Eden and Ez have the right idea. However, the problem is that the individuals in power remain in power by giving their populace a fictitious sense of identity around which the mindless drones and peons of our society will rally.

I think Alberta should get to profit from its ressources, but that there should be a balance where the rest of Canada could also profit from the rest of it. I think that if the Albertans acted like the separatists in Qc, it would only serve to deepen the divide being created by oppurtunistic politicians. The world needs fewer rightwing zealots pushed forward by superficial and meaningless ideals of convenience they don’t understand.

The problem is that these excuses have been used for so long that they’ve become ingrained in the way people think and this kind of xenophobia is analogous to racism and has very similar consequences within individual sets of population. People are obsessed with finding a sense of identity and purpose to their dull and uninteresting lives and they accept that which is given to them.
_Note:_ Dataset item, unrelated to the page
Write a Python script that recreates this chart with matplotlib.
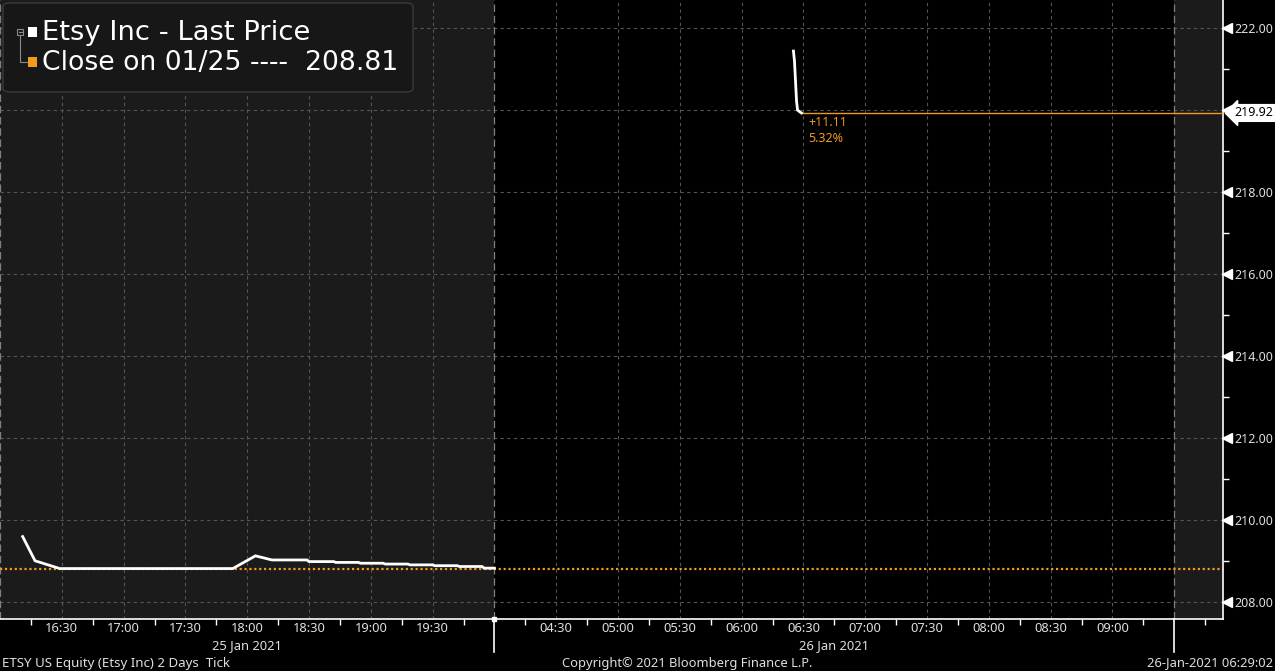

This works through discrimination, which draws on nothing else but the worst in people. In the land of the blind, the one eyed man is king.

I think this whole dilemma would be easily solved if Alberta spent all of its excess oil revenue on building the world’s largest cowboy hat. It’d put all the unemployed to work in a productive manner, and when it was all said and done, the gigantic hat would just cover all those damn hicks up so we’d never have to hear from them again. Then maybe Quebec could start building the world’s largest beret…okay okay, just one dream at a time.

I think the Qc beret should be made of hemp and the Quebeckers should smoke it, generating a mushroom cloud you can see from space. Then they’ll also all be so high, that their anuses will dilate and the gigantic stick they have up their asses will fall out.